Lessons from Hindu Nationalism

Hindu nationalism, like French nationalism, arguably emerged for a good reason: to gain independence from the British. However, as political theologian Luke Bretherton notes in Christ and the Common Life, “all political formations are provisional and tend toward oppression.” [6]

The core sin of religious nationalism is that it fundamentally misconceives the nation. The nation is not to be a monolithic entity where all are the same. There are many who critique communism and socialism for reducing humans to sameness. Yet, because of their nationalism and fear of difference, they embody what they criticize.

When political movements seek to establish a certain way of being Indian, French, or American, violence ensues. This violence can either be immediate, as in the case of the Muzaffarnagar riots between Hindus and Muslims. Or, this violence can ensue in the form of unjust laws like France’s anti-Muslim laws (St. Thomas Aquinas recognizes unjust laws as acts of violence in his Summa). Or, injustice and dispossession can take place over time, in what Rob Nixon calls “slow violence.” (Quoted in Bretherton 37).
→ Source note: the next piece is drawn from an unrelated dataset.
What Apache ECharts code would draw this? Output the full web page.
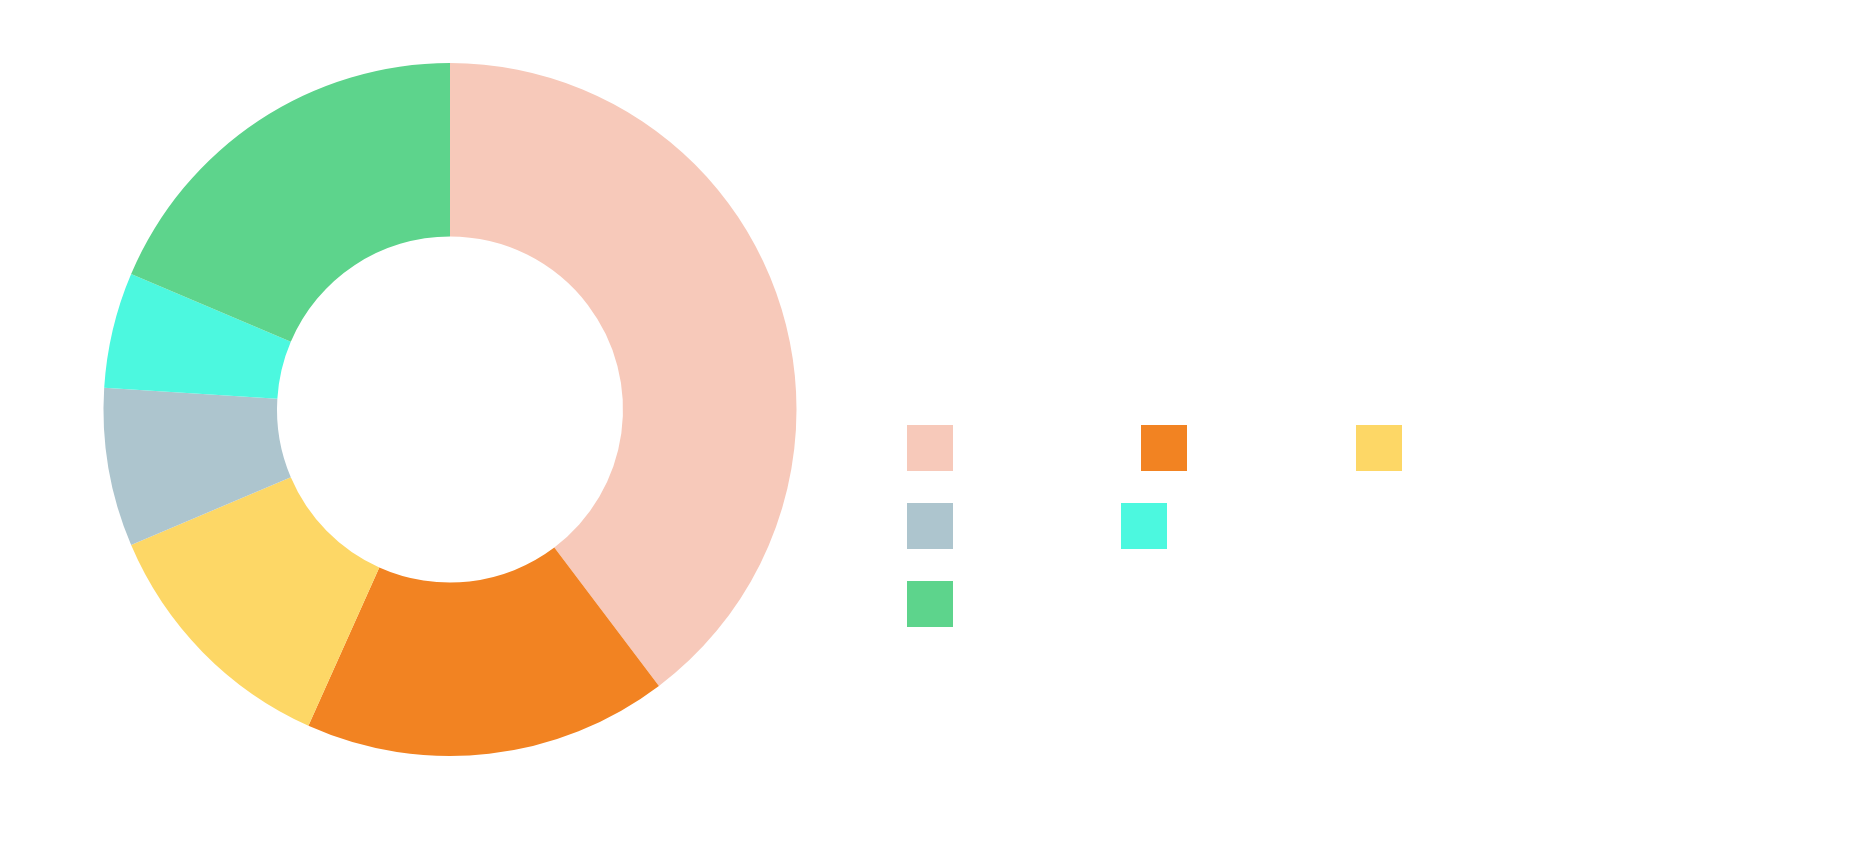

We now know that religious nationalism is a global phenomenon. And we also know that secular versions, such as that of French nationalism, also exist. These nationalisms threaten minorities and outsiders. They even demand unjust sacrifices from those who fit the nationalist bill, such as the burden shouldered by Hindu women. What nations need is not sameness, but a multi-formative theory of citizenship. Two citizens do not belong to the same country because they are the same. They belong to the same country because they commit themselves to the city in which they live, for its welfare is theirs (cf. Jer. 29:7).

References

1. Aastha Tyagi and Atreyee Sen, “Love-Jihad (Muslim Sexual Seduction) and ched-chad (sexual harassment): Hindu nationalist discourses and the Ideal/deviant urban citizen in India.” Gender, Place & Culture 27, no. 1 (2020): 108.

2. Tyagi and Sen, “Love-Jihad,” 113.

3. Tyagi & Sen, “Love-Jihad,” 105 and 114.

4. Tyagi & Sen, “Love-Jihad,” 108.

5. Tyagi & Sen, “Love-Jihad,” 109-119.

6. Luke Bretherton, Christ and the Common Life: Political Theology and the Case for Democracy (Grand Rapids, MI: William B Eerdmans Publishing Co., 2019), 193.

7. Rob Nixon, Slow Violence and the Environmentalism of the Poor (Cambridge, MA: Harvard University Press, 2011), quoted in Bretherton, Christ and the Common Life, 37.